Alguém em casa
Dira Paes conta como foi atuar no longa Estamos Juntos, onde vive uma líder do MSTC
Dira Paes, editora convida especial da Tpm, acaba de filmar Estamos Juntos, de Toni Venturi. Ela precisou encontrar uma maneira de ser atriz em meio à verdade de toda uma comunidade de moradores sem-teto no centro de São Paulo
Fui convidada para participar do filme Estamos Juntos, de Toni Venturi, sobre uma comunidade de moradores sem-teto no centro de São Paulo. Para isso, passei pouco mais de uma semana convivendo com Nete, líder do MSTC (Movimento Sem-Teto do Centro de São Paulo), em um prédio ocupado na Estação da Luz. Nete é o perfil da guerreira contemporânea. Ela tem beleza, delicadeza, força, obstinação e uma dignidade de alguém que, como eu e você, tinha uma casa, uma família e, de repente, tudo mudou. Desemprego, agonia, filhos e, no fim, a ponte e o viaduto como moradia. No papel de uma líder comunitária contraceno com a protagonista Leandra Leal. Ela interpreta uma médica que se descobre doente e, a partir disso, repensa sua vida ao ter contato com o movimento de ocupação. Os moradores do prédio também estiveram nas filmagens: ora como figurantes, ora em papéis menores.
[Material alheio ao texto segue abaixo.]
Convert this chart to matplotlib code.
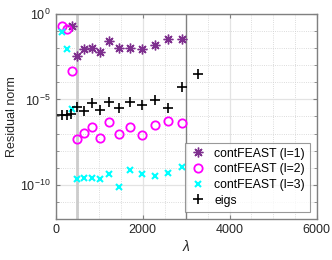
import matplotlib
matplotlib.use("Agg")
import matplotlib.pyplot as plt
from matplotlib.ticker import LogLocator, MultipleLocator, NullFormatter

plt.rcParams['font.family'] = ['Liberation Sans', 'DejaVu Sans']
plt.rcParams['mathtext.fontset'] = 'custom'
plt.rcParams['mathtext.rm'] = 'Liberation Sans'
plt.rcParams['mathtext.it'] = 'Liberation Sans:italic'

lam_l1 = [372, 497, 658, 827, 1018, 1225, 1460, 1715, 1988, 2270, 2590, 2905]
res_l1 = [2.1e-1, 3.6e-3, 8.9e-3, 1.07e-2, 5.8e-3, 2.75e-2, 1.02e-2, 1.02e-2,
          9.3e-3, 1.55e-2, 3.5e-2, 3.5e-2]

lam_l2 = [140, 253, 372, 497, 658, 827, 1018, 1225, 1460, 1715, 1988, 2270, 2590, 2905]
res_l2 = [2.1e-1, 1.26e-1, 4.7e-4, 4.9e-8, 1.15e-7, 2.3e-7, 5.6e-8, 5.0e-7,
          9.1e-8, 2.3e-7, 8.7e-8, 3.1e-7, 5.8e-7, 4.4e-7]

lam_l3 = [153, 253, 372, 497, 658, 827, 1018, 1225, 1460, 1715, 1988, 2270, 2590, 2905]
res_l3 = [8.5e-2, 8.5e-3, 2.6e-6, 2.1e-10, 2.6e-10, 2.6e-10, 2.2e-10, 4.4e-10,
          7.9e-11, 6.9e-10, 4.4e-10, 3.4e-10, 5.2e-10, 1.1e-9]

lam_eigs = [145, 253, 360, 497, 658, 827, 1018, 1225, 1460, 1715, 1988, 2270, 2590, 2905, 3280]
res_eigs = [1.23e-6, 1.23e-6, 1.35e-6, 3.8e-6, 2.1e-6, 6.0e-6, 2.45e-6, 6.9e-6,
            3.1e-6, 7.4e-6, 4.4e-6, 9.3e-6, 3.3e-6, 5.6e-5, 3.1e-4]

vlines = [490, 2990]
labels = ['contFEAST (l=1)', 'contFEAST (l=2)', 'contFEAST (l=3)', 'eigs']

fig = plt.figure(figsize=(3.32, 2.6), dpi=100)
ax = fig.add_axes([0.168, 0.158, 0.786, 0.788])

ax.axvline(vlines[0], color='#cccccc', lw=2.0, zorder=1)
ax.axvline(vlines[1], color='#808080', lw=1.0, zorder=1)

ax.semilogy(lam_l1, res_l1, linestyle='none', marker=(8, 2, 0), ms=7, mew=1.0,
            color='#7E2F8E', label=labels[0], zorder=3)
ax.semilogy(lam_l2, res_l2, linestyle='none', marker='o', ms=6, mew=1.3,
            mfc='none', mec='#FF00FF', label=labels[1], zorder=3)
ax.semilogy(lam_l3, res_l3, linestyle='none', marker='x', ms=4, mew=1.5,
            color='#00FFFF', label=labels[2], zorder=3)
ax.semilogy(lam_eigs, res_eigs, linestyle='none', marker='+', ms=6.5, mew=1.2,
            color='black', label=labels[3], zorder=3)

ax.set_xlim(0, 6000)
ax.set_ylim(1e-12, 1)
ax.xaxis.set_major_locator(MultipleLocator(2000))
ax.xaxis.set_minor_locator(MultipleLocator(500))
ax.set_yticks([1e0, 1e-5, 1e-10])
ax.yaxis.set_minor_locator(LogLocator(base=10, subs=(1.0,), numticks=30))
ax.yaxis.set_minor_formatter(NullFormatter())

ax.grid(True, which='major', color='#e3e3e3', lw=0.9, ls='-')
ax.grid(True, which='minor', color='#d0d0d0', lw=0.6, ls=':')
ax.set_axisbelow(True)

for s in ax.spines.values():
    s.set_color('#808080')
    s.set_linewidth(1.0)
ax.tick_params(which='both', direction='in', top=True, right=True,
               colors='#808080', labelcolor='#262626', labelsize=9)
ax.tick_params(which='major', length=3)
ax.tick_params(which='minor', length=2)
ax.tick_params(axis='x', which='minor', length=0)

ax.set_xlabel(r'$\lambda$', fontsize=10, color='#262626', labelpad=2)
ax.set_ylabel('Residual norm', fontsize=9, color='#262626', labelpad=2)

leg = ax.legend(loc='lower right', bbox_to_anchor=(0.974, 0.036), borderaxespad=0,
                fontsize=8.8, frameon=True, fancybox=False, handlelength=1.3,
                handletextpad=0.7, labelspacing=0.3, borderpad=0.4)
leg.get_frame().set_edgecolor('#808080')
leg.get_frame().set_linewidth(0.8)

fig.savefig('out.png', dpi=100)
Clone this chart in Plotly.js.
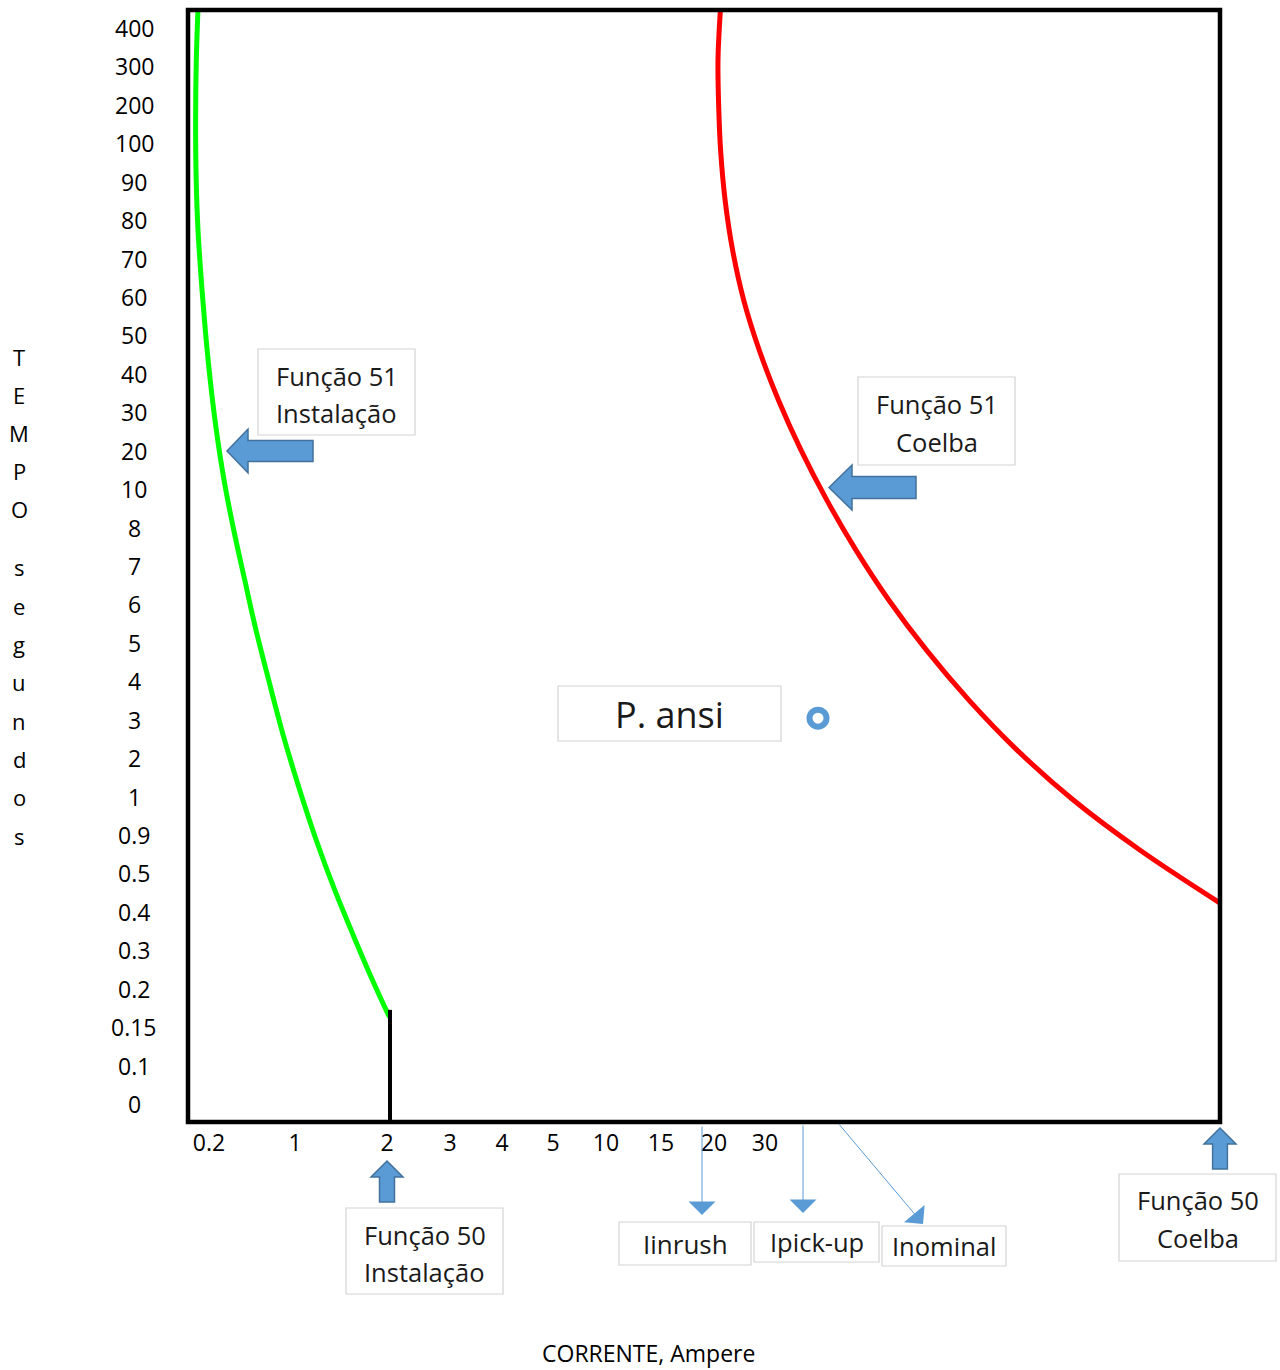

O MSTC é um movimento pacífico em prol de habitação. Entre os mais de 500 moradores da Ocupação Mauá, na Estação da Luz, estão idosos, famílias e mulheres abandonadas por seus homens, desempregadas, sozinhas com seus filhos. Mulheres que ficaram, literalmente, à margem do concreto. O absurdo é pensarmos que São Paulo, essa metrópole gigantesca, tem mais de 400 mil imóveis inabitados só no centro e uma carência de moradia em torno de 5 mil famílias, o número de inscritos no MSTC. A maioria feminina conseguiu criar um movimento extremamente respeitoso e organizado.
A casa é nossa
As ocupações de prédios abandonados no centro da cidade são sempre pacíficas. É importante que as pessoas tirem um pouco desse ranço sobre os movimentos de ocupação. Entendam que estamos falando de crianças e mulheres abandonadas, idosos e pessoas que ficam sós no mundo. Seus parentes moram em outros Estados e eles não têm condições de regressar ou de obter ajuda. Com a ocupação, o MSTC não só limpa o prédio, como restabelece toda a fiação, a pintura, o encanamento. Lá dentro existem leis de convivência, em que não é permitido beber, usar drogas nem dizer não para alguém que esteja necessitado. A Nete, que já tem três filhos, recentemente adotou outra criança, filha de uma consumidora de crack.
Aquilo tudo é tão real, aquele prédio enorme com todos aqueles trabalhadores, pessoas dos mais diversos sonhos, crianças com toda a sede de aprendizado, com toda a beleza, inventando brincadeiras no meio do concreto. O que mais me impressionou foi a sensação de como é que eu poderia conseguir ser atriz ali, no meio daquela verdade toda. Meu grande desafio era me misturar com a verdade deles. E tentar quase desaparecer lá no meio. Então eu submergi, mergulhei no universo daquela mulher, na obstinação em conseguir uma casa para transformar em lar. O resultado disso você pode conferir no filme, ainda sem data certa para estreia, provavelmente no segundo semestre deste ano.